3. Composite material according to claim 1, characterized by the fact that the aluminium oxide particles are under the form of whiskers or filaments.
4. Composite material according to one of the claims 1 to 3, characterized by the fact that the aluminium oxide particles are coated with titanium carbide, titanium oxicarbide or titanium.
5. Composite material according to claim 4, characterized by the fact that the thickness of the coating is of 100 to 1000 A.
6. Composite material according to claim 5, characterized by the fact that the thickness of the coating is of 200 to 500 A.
7. Ceramo-metallic composite material comprising a ceramic phase, including particles of aluminium oxide or of an aluminium oxide-based solid solution, which are uniformly distributed in a matrix, said matrix being non-reactive with aluminium oxide and comprising a metal selected among Ni, Co, Fe and the mixtures thereof, as well as titanium carbide, and a third component in an amount lower than 30% by weight, said third component being selected in such a way that it makes the titanium carbide more soluble in said first metal, and the content of titanium carbide present at the interface between the ceramic phase and the matrix being such that it prevents the chemical reaction between these phases at the sintering temperature.
8. Composite material according to claim 7, characterized by the fact that the third component is selected from the group comprising the carbides of Mo, Cr, W, V, Ta and Nb, and the metals Ru, Rh, Re and Os, as well as the mixtures and alloys thereof.
9. Composite material according to claim 7, characterized by the fact that the third component is Mo, Mo₂C or a combination thereof.
10. Composite material according to one of claim 1 to 9 for the realization of abrasion resisting articles, characterized by the fact that it contains between about 50 and 70 vol. % of aluminium oxide particles, or of aluminium oxide-based solid solution.
11. Composite material according to one of claims 1 to 9 for the realization of wear resisting articles such as cutting tools, characterized by the fact that it contains between about 70 and 90 vol. % of aluminium oxide particles, or of aluminium oxide-based solid solution.
12. Process for the manufacture of the ceramo-metallic composite material according to one of the claims 1 to 11, characterized by the fact that the various components are sintered under such conditions that the partial pressure of the formed CO is comprised between 1.33.10⁻³ and 1.33 Pa.
13. Process according to claim 12, characterized by the fact that the sintering is carried out under partial vacuum or in inert atmosphere, at a temperature comprised between 1300 and 1600°C and by maintaining the partiel pressure of CO between 1.33.10⁻² and 1.33.10⁻¹ Pa.
14. Process according to claim 13, characterized by the fact that the material is uniaxially pressed at about 700 MPa before sintering.
15. Process according to claim 13, characterized by the fact that the material is pressed in an isostatic manner between 242 and 310 MPa before sintering.

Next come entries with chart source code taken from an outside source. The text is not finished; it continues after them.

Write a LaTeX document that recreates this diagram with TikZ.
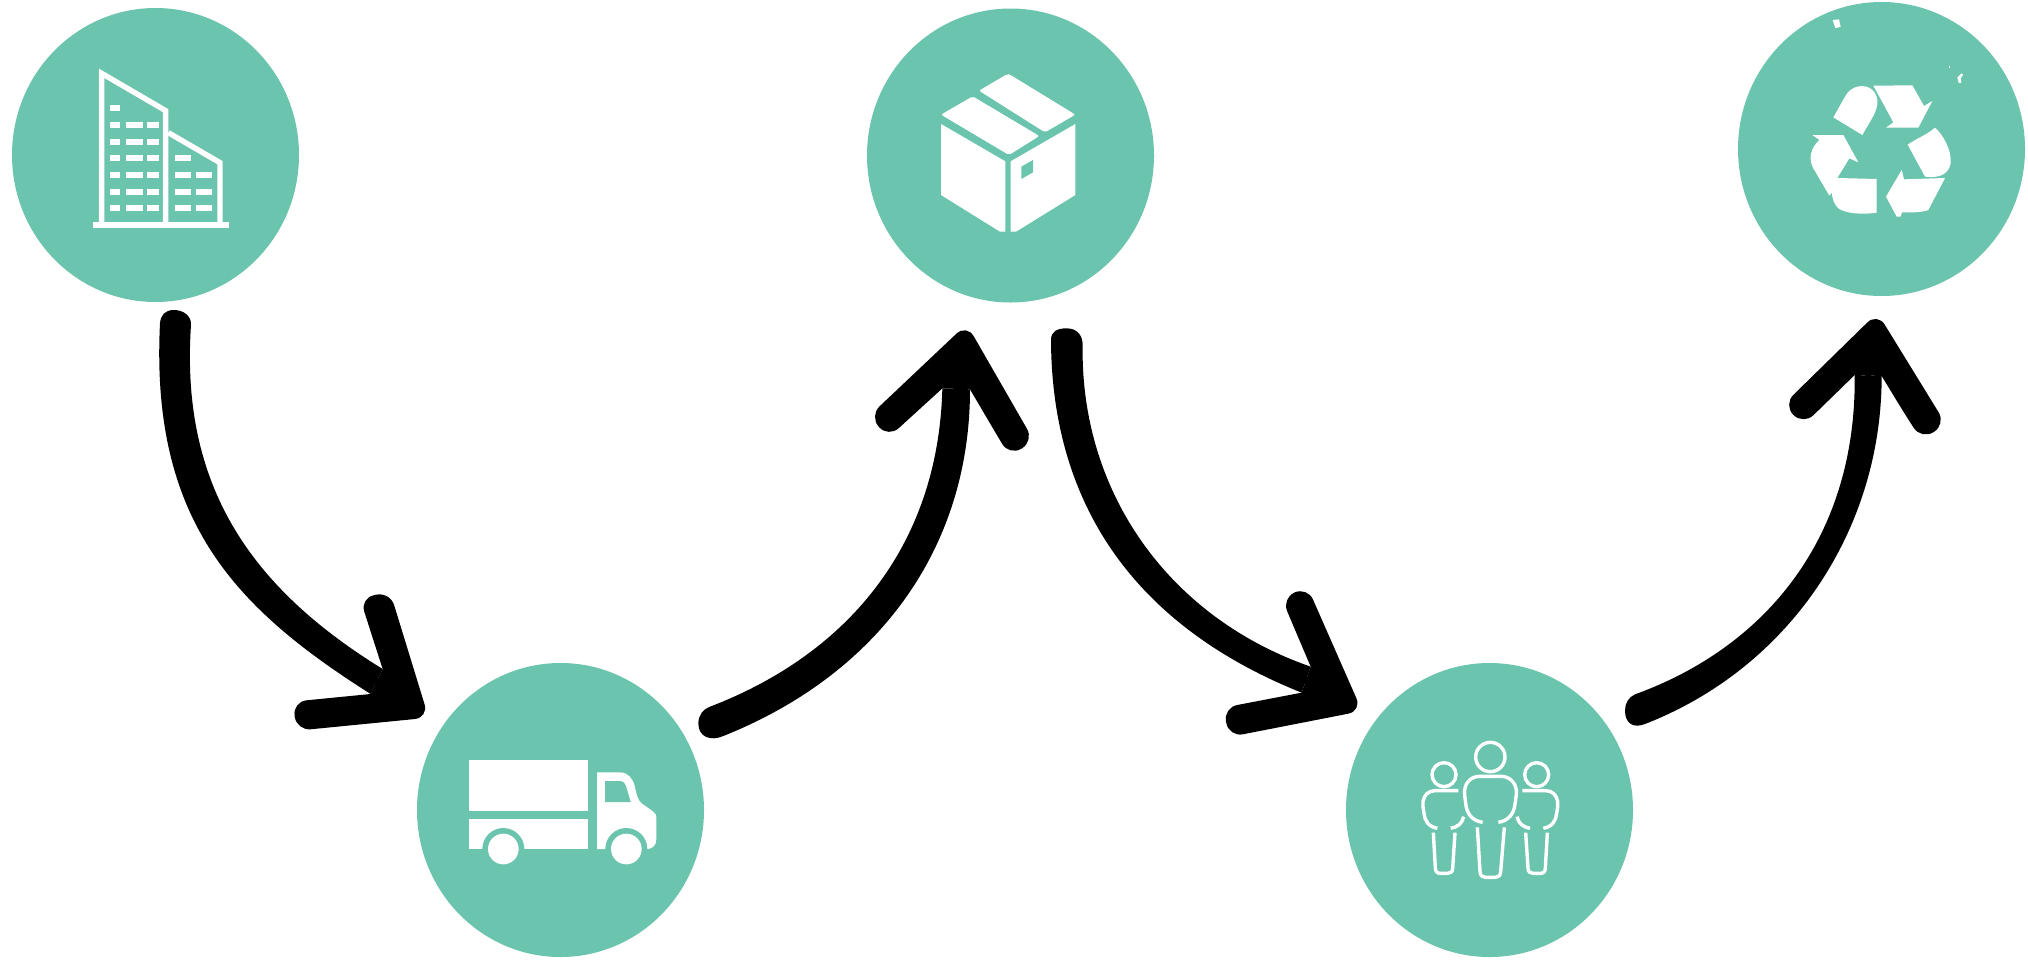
\documentclass[tikz,border=0pt]{standalone}
\usetikzlibrary{shapes.geometric}
\definecolor{teal1}{HTML}{6BC4AD}
\tikzset{
  disc/.style={ellipse,fill=teal1,draw=none,inner sep=0pt,minimum width=287pt,minimum height=294pt},
  zoomed/.style={x=0.33333pt,y=-0.33333pt},
  shaftbody/.style={fill=black,draw=none},
  headbody/.style={fill=black,draw=none},
  connector/.style={draw=black,line width=6pt},
  iconfill/.style={fill=white,draw=none},
  iconline/.style={draw=white,line width=5.4pt,fill=none},
  personline/.style={draw=white,line width=3.4pt,fill=none,line cap=butt,line join=round}
}
\begin{document}
\begin{tikzpicture}[x=1pt,y=-1pt]
\path[use as bounding box,fill=white] (0,0) rectangle (2028,959);

\node[disc] (factory) at (155.5,155) {};
\node[disc] (box) at (1010.5,155.5) {};
\node[disc] (recycle) at (1881.5,149) {};
\node[disc] (truck) at (560.5,810) {};
\node[disc] (people) at (1489.5,810) {};

% building
\begin{scope}[zoomed]
\draw[iconline,line join=miter] (305,672) -- (305,220) -- (497,332) -- (497,672);
\draw[iconline,line join=miter] (505,398) -- (660,488) -- (660,672);
\fill[white] (280,666) rectangle (686,684);
\foreach \yy in {324,375,425,475,525,575,625} {\fill[white] (329,\yy-9) rectangle (361,\yy+9);}
\foreach \yy in {375,425,475,525,575,625} {
  \fill[white] (378,\yy-9) rectangle (428,\yy+9);
  \fill[white] (442,\yy-9) rectangle (477,\yy+9);}
\foreach \yy in {475,525,575,625} {\fill[white] (525,\yy-9) rectangle (574,\yy+9);}
\foreach \yy in {525,575,625} {\fill[white] (588,\yy-9) rectangle (637,\yy+9);}
\end{scope}

% box
\begin{scope}[shift={(860,0)},zoomed]
\fill[iconfill,rounded corners=2pt] (357,272) -- (442,222) -- (450,224) -- (646,344) -- (555,397) -- cycle;
\fill[iconfill,rounded corners=2pt] (243,344) -- (338,289) -- (538,408) -- (447,465) -- cycle;
\fill[iconfill] (243,372) -- (436,484) -- (436,695) -- (420,695) -- (243,585) -- cycle;
\fill[iconfill] (452,484) -- (646,372) -- (646,585) -- (468,695) -- (452,695) -- cycle;
\fill[teal1] (484,500) -- (519,480) -- (519,517) -- (484,537) -- cycle;
\end{scope}

% recycle
\begin{scope}[shift={(1730,0)},zoomed]
\fill[iconfill] (310,352) -- (345,290) .. controls (360,262) and (385,255) .. (410,260) .. controls (435,268) and (448,295) .. (440,322) .. controls (435,345) and (415,372) .. (397,405) -- cycle;
\fill[iconfill] (430,257) -- (547,256) -- (582,318) -- (607,303) -- (565,383) -- (468,383) -- (490,367) -- cycle;
\fill[iconfill] (533,434) .. controls (560,415) and (590,405) .. (615,383) .. controls (640,405) and (665,450) .. (662,490) .. controls (655,525) and (625,535) .. (585,530) -- cycle;
\fill[iconfill] (645,534) -- (595,630) .. controls (575,638) and (545,637) .. (516,637) -- (512,650) -- (500,650) -- (468,590) -- (515,510) -- (522,538) -- cycle;
\fill[iconfill] (247,405) -- (340,405) -- (385,487) -- (358,475) -- (322,534) -- (440,537) -- (440,638) .. controls (395,645) and (345,640) .. (325,625) .. controls (312,612) and (308,600) .. (305,578) -- (298,587) -- (250,505) .. controls (235,480) and (240,445) .. (268,420) -- cycle;
\fill[iconfill] (308,60) -- (327,58) -- (332,80) -- (316,85) -- cycle;
\fill[iconfill] (682,232) -- (695,220) -- (699,224) -- (692,236) -- (694,248) -- (686,249) -- cycle;
\fill[iconfill] (657,199) rectangle (660,203);
\end{scope}

% truck
\begin{scope}[shift={(300,700)},zoomed]
\fill[iconfill] (508,180) rectangle (865,332);
\fill[iconfill] (508,357) rectangle (865,447);
\fill[teal1] (610,447) circle[radius=63];
\fill[iconfill] (610,447) circle[radius=46];
\end{scope}
\begin{scope}[shift={(540,700)},zoomed]
\fill[iconfill] (171,217) -- (240,217) .. controls (265,218) and (278,235) .. (284,258) .. controls (290,285) and (293,300) .. (305,310) -- (340,335) .. controls (346,340) and (349,345) .. (349,352) -- (349,418) .. controls (349,435) and (338,446) .. (323,447) -- (171,447) -- cycle;
\fill[teal1] (259,447) circle[radius=63];
\fill[iconfill] (259,447) circle[radius=46];
\fill[teal1] (195,243) -- (238,243) .. controls (250,243) and (256,250) .. (258,258) -- (272,306) -- (195,306) -- cycle;
\end{scope}

% people
\begin{scope}[shift={(1400,700)},zoomed]
\draw[personline] (271,171) circle[radius=44];
\draw[personline] (132,224) circle[radius=36];
\draw[personline] (410,224) circle[radius=36];
\draw[personline] (248,367) .. controls (215,362) and (200,340) .. (197,310) .. controls (195,295) and (193,280) .. (194,270) .. controls (197,245) and (215,229) .. (240,229) -- (302,229) .. controls (327,229) and (345,245) .. (349,270) .. controls (350,285) and (347,295) .. (345,312) .. controls (342,340) and (327,362) .. (295,367);
\draw[personline] (232,382) -- (240,515) .. controls (241,527) and (247,532) .. (256,532) -- (286,532) .. controls (295,532) and (301,527) .. (302,515) -- (313,382);
\draw[personline] (112,385) .. controls (85,380) and (74,362) .. (72,340) .. controls (70,325) and (67,315) .. (69,305) .. controls (72,285) and (85,272) .. (105,272) -- (175,272);
\draw[personline] (152,385) .. controls (172,382) and (187,370) .. (191,350);
\draw[personline] (100,398) -- (106,505) .. controls (107,516) and (112,520) .. (122,520) -- (143,520) .. controls (152,520) and (157,516) .. (158,505) -- (165,398);
\draw[personline] (430,385) .. controls (457,380) and (468,362) .. (470,340) .. controls (472,325) and (475,315) .. (473,305) .. controls (470,285) and (457,272) .. (437,272) -- (367,272);
\draw[personline] (390,385) .. controls (370,382) and (355,370) .. (351,350);
\draw[personline] (442,398) -- (436,505) .. controls (435,516) and (430,520) .. (420,520) -- (399,520) .. controls (390,520) and (385,516) .. (384,505) -- (377,398);
\end{scope}

% arrow factory -> truck
\begin{scope}[shift={(100,290)},zoomed]
\coordinate (a1s) at (227,105);
\coordinate (a1t) at (930,1243);
\fill[shaftbody] (273,105) .. controls (240,590) and (455,895) .. (848,1137) -- (812,1212) .. controls (415,960) and (150,700) .. (180,100) .. controls (182,75) and (195,60) .. (222,60) .. controls (252,60) and (275,80) .. (273,105) -- cycle;
\fill[headbody] (848,1137) [rounded corners=14pt] -- (780,925) -- (870,905) -- (986,1283) -- (590,1322) -- (578,1235) -- (700,1223) [sharp corners] -- (812,1212) -- cycle;
\draw[connector] (a1s) .. controls (195,645) and (435,928) .. (830,1175) -- (a1t);
\end{scope}

% arrow truck -> box
\begin{scope}[shift={(680,290)},zoomed]
\coordinate (a2s) at (100,1298);
\coordinate (a2t) at (850,170);
\fill[shaftbody] (90,1250) .. controls (495,1095) and (775,775) .. (787,295) -- (870,298) .. controls (870,770) and (600,1150) .. (130,1338) .. controls (90,1355) and (55,1340) .. (55,1300) .. controls (55,1275) and (70,1257) .. (90,1250) -- cycle;
\fill[headbody] (787,295) [rounded corners=14pt] -- (625,443) -- (568,378) -- (860,102) -- (1062,453) -- (988,498) -- (930,400) [sharp corners] -- (870,298) -- cycle;
\draw[connector] (a2s) .. controls (548,1122) and (822,772) .. (828,296) -- (a2t);
\end{scope}

% arrow box -> people
\begin{scope}[shift={(1060,290)},zoomed]
\coordinate (a3s) at (20,158);
\coordinate (a3t) at (848,1232);
\fill[shaftbody] (68,165) .. controls (60,600) and (320,980) .. (752,1130) -- (725,1208) .. controls (230,1010) and (-25,650) .. (-27,150) .. controls (-27,125) and (-10,115) .. (20,115) .. controls (50,115) and (68,135) .. (68,165) -- cycle;
\fill[headbody] (752,1130) [rounded corners=14pt] -- (665,925) -- (742,890) -- (906,1263) -- (507,1341) -- (490,1253) -- (610,1230) [sharp corners] -- (725,1208) -- cycle;
\draw[connector] (a3s) .. controls (18,625) and (275,995) .. (738,1169) -- (a3t);
\end{scope}

% arrow people -> recycle
\begin{scope}[shift={(1590,290)},zoomed]
\coordinate (a4s) at (152,1256);
\coordinate (a4t) at (850,135);
\fill[shaftbody] (135,1213) .. controls (530,1070) and (800,740) .. (794,255) -- (875,258) .. controls (875,720) and (600,1130) .. (170,1300) .. controls (130,1318) and (105,1300) .. (105,1262) .. controls (105,1240) and (115,1222) .. (135,1213) -- cycle;
\fill[headbody] (794,255) [rounded corners=14pt] -- (640,405) -- (580,344) -- (862,68) -- (1068,403) -- (994,449) -- (940,365) [sharp corners] -- (875,258) -- cycle;
\draw[connector] (a4s) .. controls (565,1100) and (838,730) .. (835,256) -- (a4t);
\end{scope}
\end{tikzpicture}
\end{document}
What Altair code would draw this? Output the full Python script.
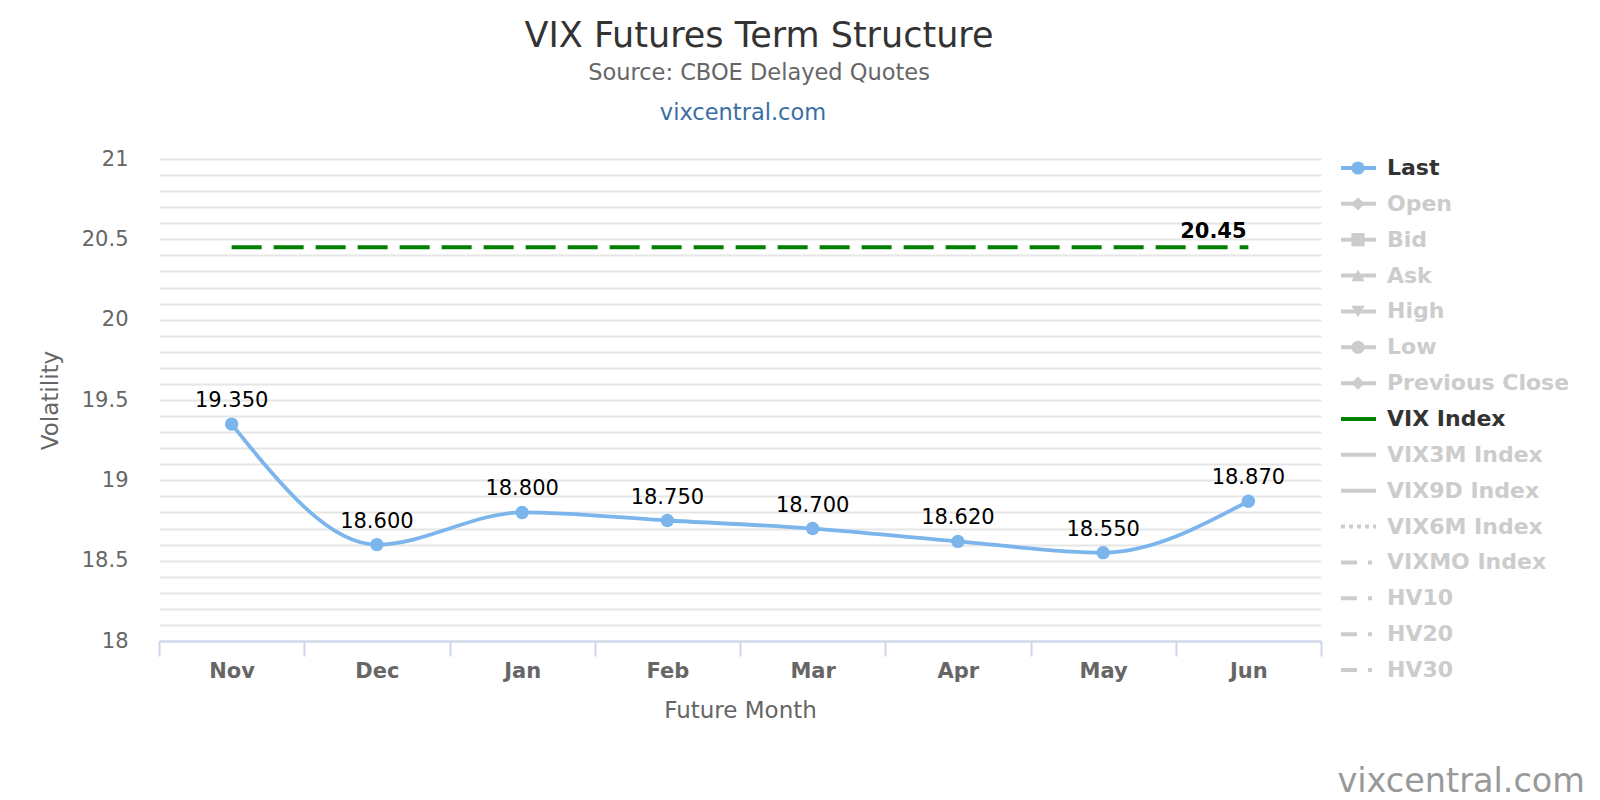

16. Process according to one of claim 12 to 15 for the manufacture of a composite material according to claim 4, characterized by the fact that a coating of titanium carbide or oxicarbide or of metal titanium is deposited on the aluminium oxide particles prior to the sintering.
17. Process according to claim 16, characterized by the fact that the coating is carried out by chemical reduction in vapor phase of TiCl₄ by hydrogen in presence of a carbon source, for example methane, at a temperature comprised between 800 and 1200°C.